Spirallike functions of hyperbolic complex and of dual complex variable (Q2762823)

Starting from a result obtained by \textit{H. Al-Amiri} and \textit{P. T. Mocanu} [J. Math. Anal. Appl. 80, 387-392 (1981; Zbl 0462.30037)], the author studies some function classes of logarithmic spirals, written in hyperbolic and dual complex variables. The hyperbolic and dual complex numbers are two limit cases of the known complex numbers \(z=x+iy\), namely \(z=x+hy\) and \(z=x+dy\), respectively, where \(h^2=1\) and \(D^2=0\). In the first part of the paper he presents some properties of these nonclassical numbers, similar to the classical magnitudes \(\|z\|\), \(\arg z\), \(e^z\), \(\log z\) and others, and some differential relations for the hyperbolic and dual complex numbers, very usefull for the second part of the paper.

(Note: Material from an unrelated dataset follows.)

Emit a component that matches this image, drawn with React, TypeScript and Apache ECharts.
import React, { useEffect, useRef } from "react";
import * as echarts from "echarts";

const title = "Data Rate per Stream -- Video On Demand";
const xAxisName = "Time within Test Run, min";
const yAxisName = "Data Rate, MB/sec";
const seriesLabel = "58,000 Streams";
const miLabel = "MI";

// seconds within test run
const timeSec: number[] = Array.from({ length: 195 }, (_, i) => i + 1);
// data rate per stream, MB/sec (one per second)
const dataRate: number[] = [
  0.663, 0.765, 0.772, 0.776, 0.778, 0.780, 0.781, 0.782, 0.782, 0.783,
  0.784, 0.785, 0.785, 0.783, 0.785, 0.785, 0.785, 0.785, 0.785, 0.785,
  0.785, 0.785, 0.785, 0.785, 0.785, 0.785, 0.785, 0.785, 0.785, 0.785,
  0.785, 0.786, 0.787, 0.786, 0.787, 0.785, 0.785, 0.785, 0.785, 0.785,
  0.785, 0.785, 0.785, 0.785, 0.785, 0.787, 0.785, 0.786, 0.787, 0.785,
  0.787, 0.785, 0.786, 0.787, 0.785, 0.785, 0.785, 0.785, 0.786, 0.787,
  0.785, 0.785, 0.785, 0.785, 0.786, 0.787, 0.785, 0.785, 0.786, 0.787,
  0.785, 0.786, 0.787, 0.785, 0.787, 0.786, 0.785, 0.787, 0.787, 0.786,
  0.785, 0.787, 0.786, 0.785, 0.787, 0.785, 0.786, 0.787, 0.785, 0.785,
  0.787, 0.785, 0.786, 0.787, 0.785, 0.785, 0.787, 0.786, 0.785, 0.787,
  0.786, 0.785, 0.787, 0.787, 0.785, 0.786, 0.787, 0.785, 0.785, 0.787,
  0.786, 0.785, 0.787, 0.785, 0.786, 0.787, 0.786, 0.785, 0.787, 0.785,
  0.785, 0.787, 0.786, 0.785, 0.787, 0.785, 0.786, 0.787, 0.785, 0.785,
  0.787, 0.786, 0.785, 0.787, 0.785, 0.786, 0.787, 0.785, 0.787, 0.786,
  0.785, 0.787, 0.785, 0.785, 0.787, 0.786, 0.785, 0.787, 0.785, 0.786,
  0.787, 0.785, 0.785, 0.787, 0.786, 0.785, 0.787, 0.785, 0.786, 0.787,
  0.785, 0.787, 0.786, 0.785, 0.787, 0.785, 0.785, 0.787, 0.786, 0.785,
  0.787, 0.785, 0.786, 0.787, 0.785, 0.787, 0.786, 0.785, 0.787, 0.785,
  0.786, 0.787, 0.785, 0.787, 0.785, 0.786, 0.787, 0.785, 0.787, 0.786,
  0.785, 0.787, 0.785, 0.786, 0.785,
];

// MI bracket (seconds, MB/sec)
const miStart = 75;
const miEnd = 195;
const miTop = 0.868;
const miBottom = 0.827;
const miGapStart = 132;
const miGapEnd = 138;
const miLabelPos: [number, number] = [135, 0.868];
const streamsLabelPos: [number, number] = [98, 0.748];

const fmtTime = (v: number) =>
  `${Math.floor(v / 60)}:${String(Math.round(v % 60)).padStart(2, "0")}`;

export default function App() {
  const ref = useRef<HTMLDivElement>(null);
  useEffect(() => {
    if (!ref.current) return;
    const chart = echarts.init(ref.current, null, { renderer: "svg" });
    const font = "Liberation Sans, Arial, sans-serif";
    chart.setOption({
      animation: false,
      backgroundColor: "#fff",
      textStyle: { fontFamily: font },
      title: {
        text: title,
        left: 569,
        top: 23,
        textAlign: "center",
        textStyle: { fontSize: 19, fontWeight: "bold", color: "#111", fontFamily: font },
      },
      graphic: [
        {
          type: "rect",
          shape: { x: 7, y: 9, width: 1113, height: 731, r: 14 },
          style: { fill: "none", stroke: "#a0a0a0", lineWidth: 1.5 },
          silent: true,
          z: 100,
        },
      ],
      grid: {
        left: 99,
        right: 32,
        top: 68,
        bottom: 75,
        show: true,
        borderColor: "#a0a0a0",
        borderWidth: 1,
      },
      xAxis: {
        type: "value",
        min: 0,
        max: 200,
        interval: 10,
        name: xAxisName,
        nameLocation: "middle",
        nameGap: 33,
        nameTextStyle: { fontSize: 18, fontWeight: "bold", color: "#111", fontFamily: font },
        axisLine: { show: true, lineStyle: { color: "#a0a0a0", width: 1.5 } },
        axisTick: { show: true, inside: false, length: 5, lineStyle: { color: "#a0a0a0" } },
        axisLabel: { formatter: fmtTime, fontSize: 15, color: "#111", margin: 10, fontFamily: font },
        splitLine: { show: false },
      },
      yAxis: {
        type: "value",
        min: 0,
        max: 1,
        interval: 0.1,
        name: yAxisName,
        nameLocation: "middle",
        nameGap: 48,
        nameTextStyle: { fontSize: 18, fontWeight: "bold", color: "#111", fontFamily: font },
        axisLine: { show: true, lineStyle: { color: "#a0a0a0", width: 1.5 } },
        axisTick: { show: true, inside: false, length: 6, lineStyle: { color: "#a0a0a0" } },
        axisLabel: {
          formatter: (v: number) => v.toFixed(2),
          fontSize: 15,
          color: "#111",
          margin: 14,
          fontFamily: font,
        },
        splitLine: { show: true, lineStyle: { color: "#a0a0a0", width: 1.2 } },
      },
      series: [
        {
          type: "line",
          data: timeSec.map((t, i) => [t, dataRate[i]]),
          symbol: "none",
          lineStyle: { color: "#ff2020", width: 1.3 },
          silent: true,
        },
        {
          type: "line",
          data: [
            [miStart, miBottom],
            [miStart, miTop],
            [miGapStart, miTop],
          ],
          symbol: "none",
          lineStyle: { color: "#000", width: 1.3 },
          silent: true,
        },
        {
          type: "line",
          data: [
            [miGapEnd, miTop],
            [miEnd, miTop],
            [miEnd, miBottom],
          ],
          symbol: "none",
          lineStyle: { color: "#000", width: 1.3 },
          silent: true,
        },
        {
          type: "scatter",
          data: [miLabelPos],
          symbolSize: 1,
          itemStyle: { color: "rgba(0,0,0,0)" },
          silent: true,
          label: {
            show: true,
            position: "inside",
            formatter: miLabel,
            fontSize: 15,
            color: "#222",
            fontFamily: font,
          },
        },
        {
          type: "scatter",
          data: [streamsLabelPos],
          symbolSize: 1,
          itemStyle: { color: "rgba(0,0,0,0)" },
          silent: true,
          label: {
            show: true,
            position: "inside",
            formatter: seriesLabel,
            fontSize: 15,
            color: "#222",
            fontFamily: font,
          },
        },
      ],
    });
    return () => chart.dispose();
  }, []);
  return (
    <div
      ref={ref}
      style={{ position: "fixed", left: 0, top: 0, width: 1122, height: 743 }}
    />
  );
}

Here, he begins with the definition of the spirallike functions in the complex plane: \(\Im(e^{i\gamma}\log w(t))=\text{const.}\), where \(\|\gamma\|<\pi/2\), \(w(t)=u(t)+iv(T)\), \(t\in\mathbb{R}\), which he writes in hyperbolic and dual complex variables. For these spirallike functions there are established some differential equivalence relations both in the hyperbolic and in the dual complex cases. A continuation of this paper is under print in the journal ''Mathematica''.